A Stop For Sand Lizards
In various places around Palm Springs and the Coachella Valley are many areas of pale-colored (almost white) sand flats and dunes. We were soon abroad with noosing gear to catch and release lizards and snakes and to enjoy exploring habitat for creatures of special focus was the Coachella Valley Fringe-toed Lizard.
This animal, in structure and behavior, is a bundle of adaptations that fit it for life in fine windblown sand. Such sands have particles so fine as to feel like velvet when held in one’s hand and stroked. Notable also are the pointed scales on the toes that help prevent sinking into the sand. Fringe-toes can run rapidly over sand surfaces and, in a flash, bury themselves out of sight. A predator such as a Roadrunner, can run past a buried lizard and never find it. I have seen tracks that indicated the futile wandering efforts of the bird after passing a lizard’s burial site. There follows pictures of the Sand Lizard and many other animals that were found in this desert animal paradise as we knew it in the 1950s [not included].
Salton Sea, San Felipe Creek, and Places to Get Wet
We were not prepared to swim in the Sea but I told the kids that its salt content was so great they could float with ease in its waters.
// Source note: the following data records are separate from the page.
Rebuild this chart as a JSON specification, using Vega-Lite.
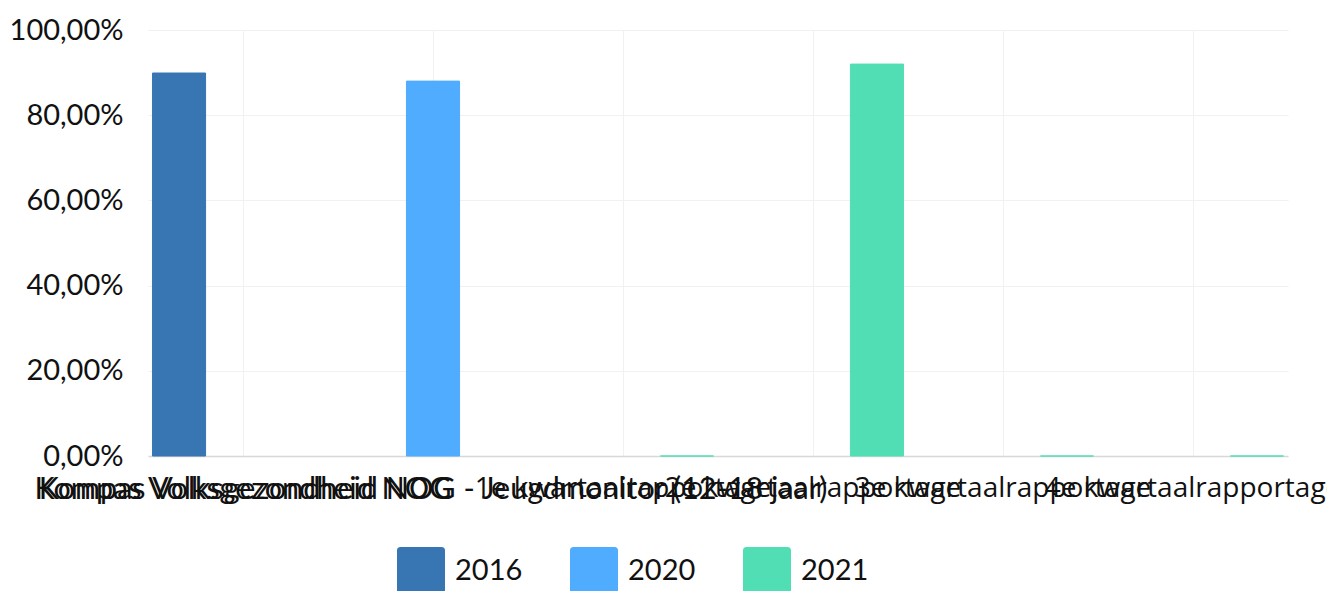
{
  "$schema": "https://vega.github.io/schema/vega-lite/v6.json",
  "width": 1140,
  "height": 426,
  "autosize": {"type": "none"},
  "padding": {"left": 148, "top": 30, "right": 39, "bottom": 135},
  "background": "white",
  "config": {
    "locale": {"number": {"decimal": ",", "thousands": ".", "grouping": [3], "currency": ["€", ""]}},
    "font": "Lato",
    "view": {"stroke": null}
  },
  "data": {
    "values": [
      {"categorie": "Kompas Volksgezondheid NOG", "jaar": "2016", "waarde": 0.899},
      {"categorie": "Kompas Volksgezondheid NOG - Jeugdmonitor (12-18 jaar)", "jaar": "2020", "waarde": 0.88},
      {"categorie": "1e kwartaalrapportage", "jaar": "2021", "waarde": 0},
      {"categorie": "2e kwartaalrapportage", "jaar": "2021", "waarde": 0.92},
      {"categorie": "3e kwartaalrapportage", "jaar": "2021", "waarde": 0},
      {"categorie": "4e kwartaalrapportage", "jaar": "2021", "waarde": 0}
    ]
  },
  "mark": {"type": "bar", "strokeWidth": 1},
  "encoding": {
    "x": {
      "field": "categorie",
      "type": "nominal",
      "sort": null,
      "scale": {"paddingInner": 0, "paddingOuter": 0},
      "axis": {
        "title": null,
        "labelAngle": 0,
        "labelOverlap": false,
        "labelLimit": 0,
        "labelFont": {"condition": {"test": "indexof(datum.value, 'Kompas') === 0", "value": "Lato"}, "value": "Open Sans"},
        "labelFontSize": {"condition": {"test": "indexof(datum.value, 'Kompas') === 0", "value": 30.5}, "value": 28},
        "labelColor": "#111111",
        "labelPadding": 18,
        "ticks": false,
        "grid": true,
        "gridColor": "#f1f1f1",
        "domainColor": "#d8d8d8",
        "domainWidth": 1.5
      }
    },
    "xOffset": {
      "field": "jaar",
      "type": "nominal",
      "scale": {"domain": ["2016", "2020", "2021"], "paddingInner": 0.17, "paddingOuter": 0.07}
    },
    "y": {
      "field": "waarde",
      "type": "quantitative",
      "scale": {"domain": [0, 1], "nice": false},
      "axis": {
        "title": null,
        "format": ".2%",
        "values": [0, 0.2, 0.4, 0.6, 0.8, 1],
        "domain": false,
        "ticks": false,
        "labelFont": "Lato",
        "labelFontSize": 29,
        "labelColor": "#111111",
        "labelPadding": 25,
        "gridColor": "#f1f1f1"
      }
    },
    "color": {
      "field": "jaar",
      "type": "nominal",
      "scale": {"domain": ["2016", "2020", "2021"], "range": ["#3775b3", "#4facfe", "#52deb4"]},
      "legend": {
        "title": null,
        "orient": "none",
        "direction": "horizontal",
        "legendX": 249,
        "legendY": 517,
        "padding": 0,
        "symbolType": "M -0.85 -1 H 0.85 Q 1 -1 1 -0.85 V 0.85 Q 1 1 0.85 1 H -0.85 Q -1 1 -1 0.85 V -0.85 Q -1 -1 -0.85 -1 Z",
        "symbolSize": 2304,
        "symbolStrokeWidth": 0,
        "symbolOpacity": 1,
        "labelFont": "Lato",
        "labelFontSize": 29,
        "labelColor": "#111111",
        "labelOffset": 10,
        "columnPadding": 47
      }
    },
    "stroke": {
      "field": "jaar",
      "type": "nominal",
      "scale": {"domain": ["2016", "2020", "2021"], "range": ["#3775b3", "#4facfe", "#52deb4"]},
      "legend": null
    }
  }
}
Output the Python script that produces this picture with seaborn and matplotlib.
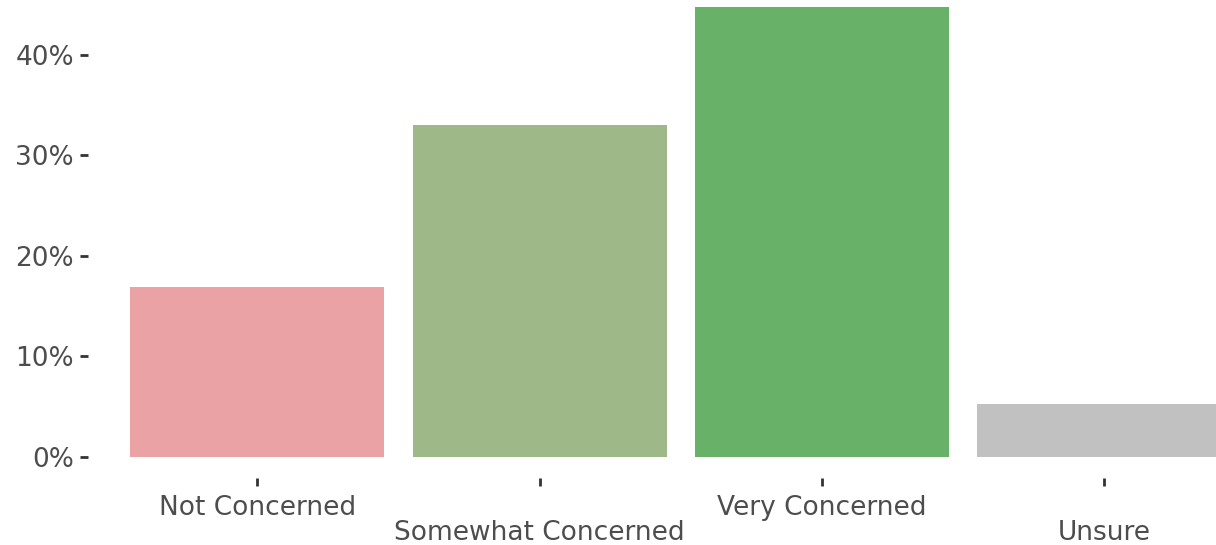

I had done so when a flock of white Pelicans was present and was able to swim right next to them when they were feeding. They didn’t seem to mind. They were scooping up brome fish.
Near the south end of the Sea is san Felipe Creek that feeds its waters. At this site (or a similar one farther south), the kids had a great time cooling off and exploring for Pacific Treefrogs (Hyla regilla) and other marsh-dwelling creatures.
Just before uniting with the Leopold party we stopped at a site where the kids could see, on a nearby hill-side, the water line left by a much larger and deeper Salton sea, when there were many low-lying places world-wide that filled with water following the last ice age. We would be well under water where we stood.
A Nature Playground: Anza Borrego Desert State Park
Our Journey Ends
Professor Leopold soon took off to do a study of rare mountain deer. I was in charge of group members. Our stay at Anza Borrego was brief – two or three days as I recall. My memory focuses on one thing – a game of “Hide and Seek”, concocted by the kids. Perhaps they now felt nature could wait. It was time for outdoor play. I have a clear memory of the event. It was late. Dusk was approaching. I was tired and decided to turn in. I had laid out my sleeping bag, on the ground, at a comfortable site. As I crawled into bed and started to settle down for the night, I felt a lumpiness and motion under my bed. Alarmed, I started to get up when Ted Papenfuss crawled out from underneath! He thought he had found a perfect hiding place.
Soon thereafter we headed for home and had the pleasure of retracing part of our desert travel route. The only thing that marred that part of the trip was, as we approached the outskirts of Berkeley, our destination, I was pulled over for speeding and got a ticket, much to the amusement of my young desert passengers! I really wasn’t that eager to unload my cargo of kids.
Editor’s Note: With the exception of minor typographical and editorial corrections, all efforts have been taken to preserve Dr. Stebbins’ text as originally recorded.